From customer’s point of view the benefit of Mass Customization is a large product selection, where one can most likely find a suitable product. The price is most likely lower, and the delivery time shorter than those of a fully tailored product (however, the delivery time is likely to be longer than from make-to-stock production). For the producer of the product and the whole supply chain benefits include of course higher appeal in the eyes of the customer which hopefully increases the demand, combined to a supply chain where especially upstream one can benefit from high volumes utilizing the efficiency of mass production. In other words, mass customization aims at both high volume and high variation. This has traditionally been considered as an impossible area for a production process.

A common way to achieve Mass Customization is Assemble to order (ATO) -production of a modular product. Modular product means product architecture, where the whole product consists of modules with standard interfaces. Modular products have different options for at least some products, and different module combinations yield to products with different features. A laptop computer is an example of a modular product: different hard disk drives, memory chips or keyboards of different languages can be assembled with same mechanics. Thus with a limited amount of different modules one can create a high amount of end products.

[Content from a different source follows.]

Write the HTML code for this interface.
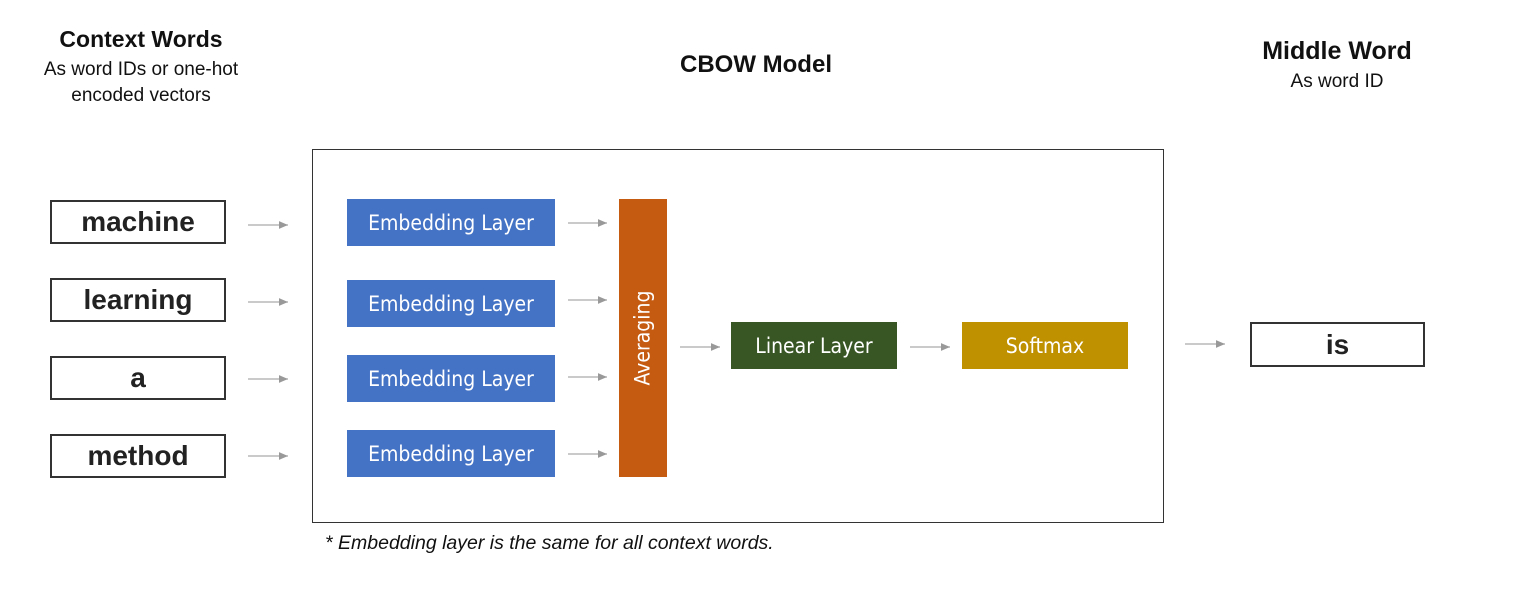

In a way the modular product hides the complexity of a product. A modular product may be difficult to develop, but it offers a clear advantage for the supply chain as an enabler of Mass Customization: large amounts of different alternatives can be offered for the customer, but the production of individual modules can be organized benefitting from high volumes and economies of scale.

There are also other possibilities for Mass Customization than modular product and assembly to order. One way is postponement (a.k.a. delayed differentiation). According to the postponement principle, the differentiation related to different product variants should be done as late in the supply chain as possible. Thus it is possible to benefit from economies of scale thanks to few variants upstream in the supply chain. When the product is differentiated, the amount per variant decreases, and when this differentiation is done as late as possible, it enables efficient operations. An example of postponement is producing base color paint and toning it in the shop according to customer wish. Postponement can be also for example adding language variants to a basic product with software or packaging at a late stage in the supply chain.

Mass Customization is usually considered to be customer specific. However, the principle of postponement can be useful also in make to stock -production. In Central Europe, a chocolate producer hit the headlines since their Santa Claus and Easter Bunny chocolates had the same piece of chocolate inside, only difference being the wrapping. This could also be an example of postponement: the precise production volumes do not have to be decided far in advance, because the changeover from Christmas chocolate into Easter chocolate happens simply by changing the wrapping used.

Mass Customization requires different capabilities from the supply chain than pure mass production. The sales interface has to be able to deal with individually customized products. The whole IT system has to be configured to manage the customer order individually up to the point where variation is created. Often also materials and part of the production are managed based on the customer order, and so is the transportation and the delivery itself. Often the biggest challenge is not producing individual products, but tuning the whole supply chain to support this customer-specificity.